Stated goal — From the entries below, please gather each line containing the string "diagram".

[Code that draws figures]
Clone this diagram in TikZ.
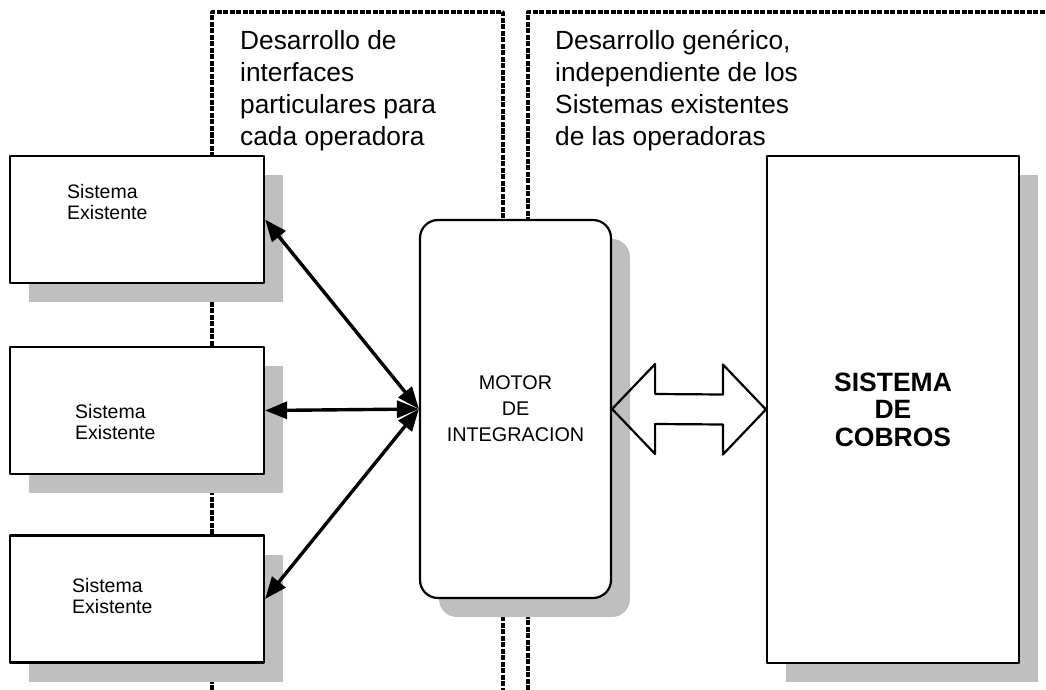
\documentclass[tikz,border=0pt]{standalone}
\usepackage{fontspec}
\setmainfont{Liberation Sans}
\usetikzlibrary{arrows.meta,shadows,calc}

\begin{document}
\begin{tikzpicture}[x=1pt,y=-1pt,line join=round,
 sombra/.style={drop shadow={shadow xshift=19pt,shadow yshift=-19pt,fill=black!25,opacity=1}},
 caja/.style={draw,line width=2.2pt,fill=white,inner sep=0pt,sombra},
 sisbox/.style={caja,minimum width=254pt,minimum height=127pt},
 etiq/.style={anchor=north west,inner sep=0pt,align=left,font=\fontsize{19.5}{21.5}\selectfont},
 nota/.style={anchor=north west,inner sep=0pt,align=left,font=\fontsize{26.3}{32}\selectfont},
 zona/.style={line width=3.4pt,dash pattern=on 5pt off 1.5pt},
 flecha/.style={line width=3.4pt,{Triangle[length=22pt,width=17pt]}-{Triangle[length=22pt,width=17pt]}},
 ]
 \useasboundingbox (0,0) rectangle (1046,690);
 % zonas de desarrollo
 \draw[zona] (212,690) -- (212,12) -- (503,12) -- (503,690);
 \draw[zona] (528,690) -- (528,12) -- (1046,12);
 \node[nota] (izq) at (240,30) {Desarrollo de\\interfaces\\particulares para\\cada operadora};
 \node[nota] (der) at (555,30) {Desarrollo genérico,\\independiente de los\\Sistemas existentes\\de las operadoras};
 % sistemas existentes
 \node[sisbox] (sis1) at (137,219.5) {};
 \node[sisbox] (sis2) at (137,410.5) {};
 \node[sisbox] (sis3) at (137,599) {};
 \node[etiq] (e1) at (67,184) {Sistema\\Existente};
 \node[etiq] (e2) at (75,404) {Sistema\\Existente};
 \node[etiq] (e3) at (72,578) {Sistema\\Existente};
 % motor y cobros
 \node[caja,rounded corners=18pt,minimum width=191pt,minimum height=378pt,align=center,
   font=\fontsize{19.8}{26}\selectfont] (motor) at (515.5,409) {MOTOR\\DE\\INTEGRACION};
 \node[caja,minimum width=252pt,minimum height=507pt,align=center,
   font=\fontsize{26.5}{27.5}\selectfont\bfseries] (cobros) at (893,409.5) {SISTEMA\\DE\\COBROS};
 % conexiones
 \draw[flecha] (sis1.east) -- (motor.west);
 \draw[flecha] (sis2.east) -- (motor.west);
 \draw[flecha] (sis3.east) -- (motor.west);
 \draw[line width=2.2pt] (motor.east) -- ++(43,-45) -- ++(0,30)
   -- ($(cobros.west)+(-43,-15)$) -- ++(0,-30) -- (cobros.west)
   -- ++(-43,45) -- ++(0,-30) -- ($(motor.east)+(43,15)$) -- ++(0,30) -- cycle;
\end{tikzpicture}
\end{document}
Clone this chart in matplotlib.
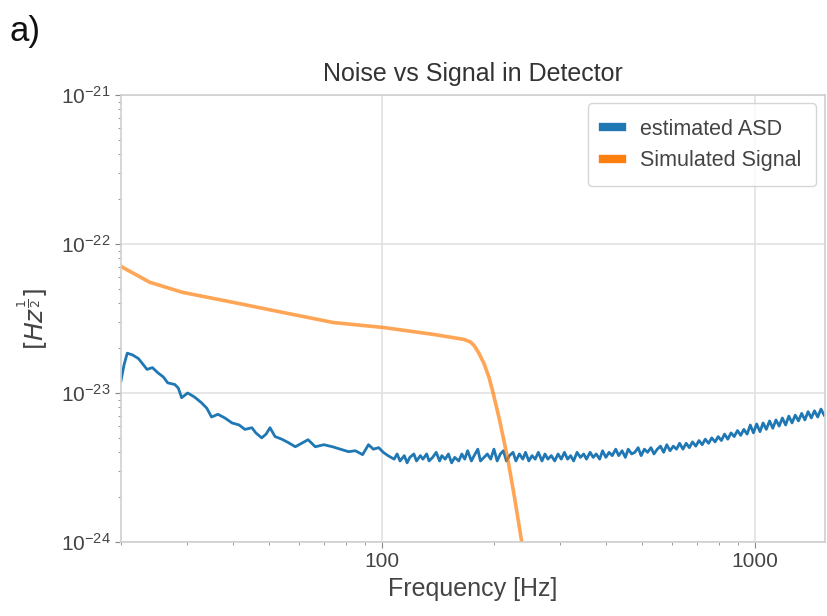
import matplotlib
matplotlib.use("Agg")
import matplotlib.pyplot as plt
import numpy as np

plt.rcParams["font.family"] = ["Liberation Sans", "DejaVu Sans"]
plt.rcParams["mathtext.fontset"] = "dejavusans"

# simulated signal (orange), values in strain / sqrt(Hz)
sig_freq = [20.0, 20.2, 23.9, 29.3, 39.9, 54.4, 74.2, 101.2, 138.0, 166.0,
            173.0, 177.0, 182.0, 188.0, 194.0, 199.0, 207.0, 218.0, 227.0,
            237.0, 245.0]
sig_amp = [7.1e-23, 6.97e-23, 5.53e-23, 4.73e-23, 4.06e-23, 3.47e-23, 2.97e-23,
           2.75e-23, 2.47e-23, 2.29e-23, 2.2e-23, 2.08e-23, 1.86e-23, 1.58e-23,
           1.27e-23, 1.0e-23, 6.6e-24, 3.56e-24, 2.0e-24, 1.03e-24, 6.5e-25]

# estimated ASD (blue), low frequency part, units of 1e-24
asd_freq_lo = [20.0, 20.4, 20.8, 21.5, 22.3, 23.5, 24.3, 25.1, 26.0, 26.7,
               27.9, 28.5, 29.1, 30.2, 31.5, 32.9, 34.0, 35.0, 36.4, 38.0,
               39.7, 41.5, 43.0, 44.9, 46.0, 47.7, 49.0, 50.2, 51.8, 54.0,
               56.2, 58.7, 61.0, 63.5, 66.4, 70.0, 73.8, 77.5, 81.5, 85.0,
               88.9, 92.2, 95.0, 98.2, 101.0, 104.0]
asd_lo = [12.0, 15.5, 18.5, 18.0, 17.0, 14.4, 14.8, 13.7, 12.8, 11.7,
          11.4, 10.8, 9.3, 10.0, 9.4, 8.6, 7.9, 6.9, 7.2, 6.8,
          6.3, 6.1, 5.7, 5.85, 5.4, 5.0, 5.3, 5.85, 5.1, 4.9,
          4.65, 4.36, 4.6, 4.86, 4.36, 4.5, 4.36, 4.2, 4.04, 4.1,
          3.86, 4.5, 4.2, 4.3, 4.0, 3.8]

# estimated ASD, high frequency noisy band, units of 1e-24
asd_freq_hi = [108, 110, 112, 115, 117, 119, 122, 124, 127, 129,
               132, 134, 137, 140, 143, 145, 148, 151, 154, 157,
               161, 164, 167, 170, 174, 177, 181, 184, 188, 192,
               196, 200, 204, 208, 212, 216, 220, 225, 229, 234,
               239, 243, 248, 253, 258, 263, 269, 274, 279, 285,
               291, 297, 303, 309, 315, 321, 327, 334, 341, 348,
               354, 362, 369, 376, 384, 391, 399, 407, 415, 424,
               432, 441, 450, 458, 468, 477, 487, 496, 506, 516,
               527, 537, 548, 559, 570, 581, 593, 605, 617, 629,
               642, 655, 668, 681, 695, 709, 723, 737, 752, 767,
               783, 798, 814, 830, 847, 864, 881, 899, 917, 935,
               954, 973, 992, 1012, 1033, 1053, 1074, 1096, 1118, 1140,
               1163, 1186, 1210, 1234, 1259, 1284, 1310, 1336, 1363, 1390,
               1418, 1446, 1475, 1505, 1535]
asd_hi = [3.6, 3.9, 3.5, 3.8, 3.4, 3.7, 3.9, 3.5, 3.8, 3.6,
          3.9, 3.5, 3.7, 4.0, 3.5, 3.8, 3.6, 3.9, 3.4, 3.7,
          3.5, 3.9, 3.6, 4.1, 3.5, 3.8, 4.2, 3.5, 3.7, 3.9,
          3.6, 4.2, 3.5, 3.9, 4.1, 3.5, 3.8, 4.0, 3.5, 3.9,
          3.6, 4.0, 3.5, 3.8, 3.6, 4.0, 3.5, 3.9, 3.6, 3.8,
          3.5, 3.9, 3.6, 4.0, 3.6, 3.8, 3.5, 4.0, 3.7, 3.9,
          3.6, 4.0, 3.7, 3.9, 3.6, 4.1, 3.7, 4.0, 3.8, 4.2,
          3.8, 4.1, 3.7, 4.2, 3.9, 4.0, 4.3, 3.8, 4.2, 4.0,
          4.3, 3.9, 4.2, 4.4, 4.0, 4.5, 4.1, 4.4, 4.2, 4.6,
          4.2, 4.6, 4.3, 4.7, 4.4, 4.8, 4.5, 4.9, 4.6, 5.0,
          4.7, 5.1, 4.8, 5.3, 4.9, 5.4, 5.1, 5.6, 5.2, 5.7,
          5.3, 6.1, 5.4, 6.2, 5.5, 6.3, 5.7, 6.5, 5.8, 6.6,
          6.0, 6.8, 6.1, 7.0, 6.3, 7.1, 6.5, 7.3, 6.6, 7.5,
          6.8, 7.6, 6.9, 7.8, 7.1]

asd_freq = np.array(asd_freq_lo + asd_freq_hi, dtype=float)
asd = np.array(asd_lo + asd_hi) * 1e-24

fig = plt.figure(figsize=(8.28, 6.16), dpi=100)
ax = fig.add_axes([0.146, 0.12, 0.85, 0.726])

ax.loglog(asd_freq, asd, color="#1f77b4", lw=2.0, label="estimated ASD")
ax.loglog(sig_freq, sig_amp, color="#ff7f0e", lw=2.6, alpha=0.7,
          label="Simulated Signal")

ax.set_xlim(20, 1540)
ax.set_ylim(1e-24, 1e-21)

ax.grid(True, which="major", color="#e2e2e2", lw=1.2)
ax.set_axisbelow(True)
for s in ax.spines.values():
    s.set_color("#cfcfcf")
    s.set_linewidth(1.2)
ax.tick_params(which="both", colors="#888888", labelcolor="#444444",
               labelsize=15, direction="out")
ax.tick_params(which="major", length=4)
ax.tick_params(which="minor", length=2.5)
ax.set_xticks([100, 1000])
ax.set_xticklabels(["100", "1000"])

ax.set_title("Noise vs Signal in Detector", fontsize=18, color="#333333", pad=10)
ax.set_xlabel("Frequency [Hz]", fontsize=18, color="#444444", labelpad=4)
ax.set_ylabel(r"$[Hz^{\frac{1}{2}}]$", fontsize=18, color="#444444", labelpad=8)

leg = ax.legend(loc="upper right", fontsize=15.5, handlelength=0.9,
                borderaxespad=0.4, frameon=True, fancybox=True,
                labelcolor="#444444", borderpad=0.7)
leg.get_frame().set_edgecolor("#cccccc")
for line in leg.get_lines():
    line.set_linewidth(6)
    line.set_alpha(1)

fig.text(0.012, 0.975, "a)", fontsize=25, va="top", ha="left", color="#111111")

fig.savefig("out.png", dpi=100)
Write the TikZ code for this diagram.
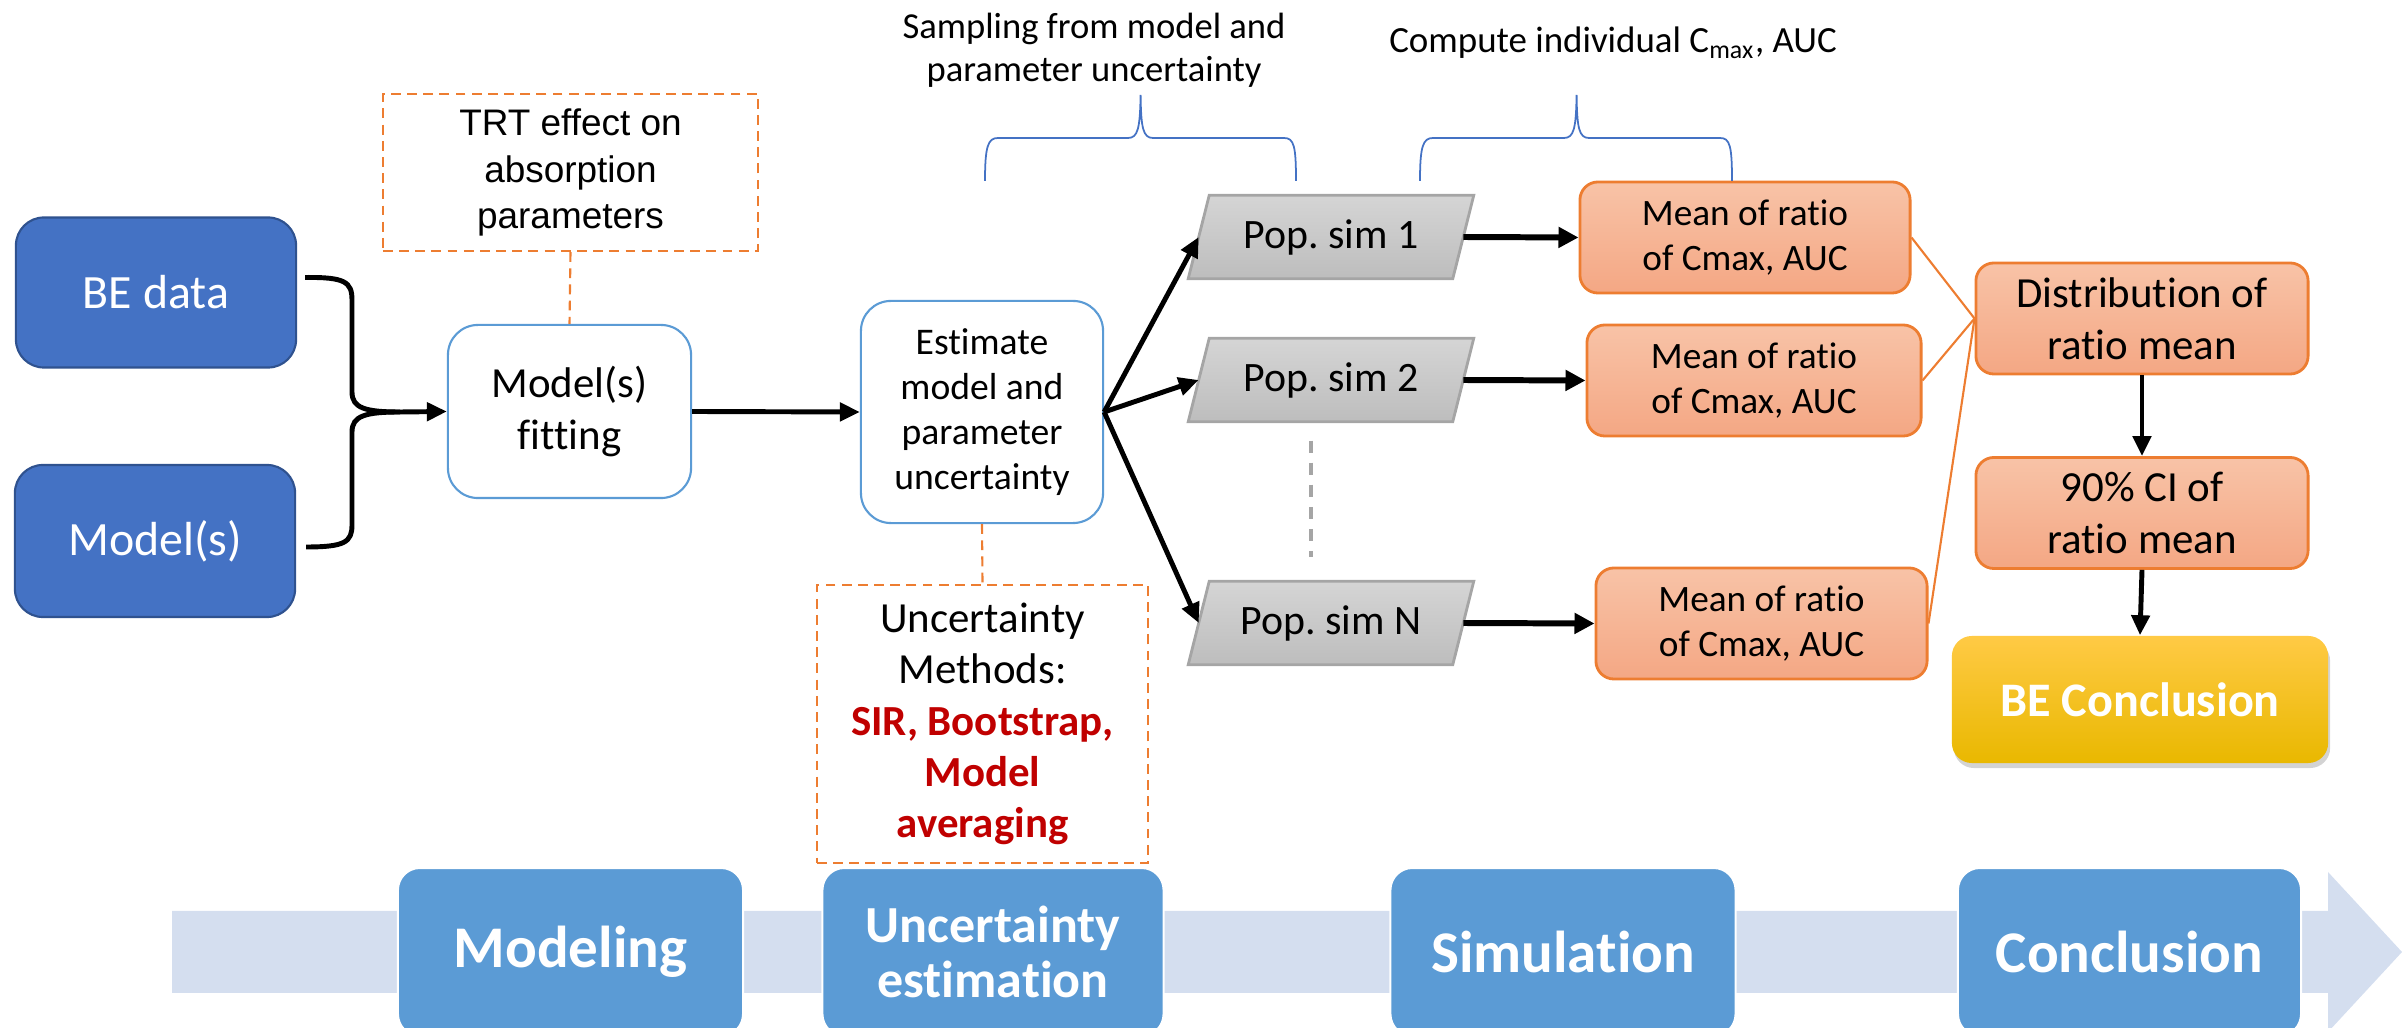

Task answer —
Clone this diagram in TikZ.
Write the TikZ code for this diagram.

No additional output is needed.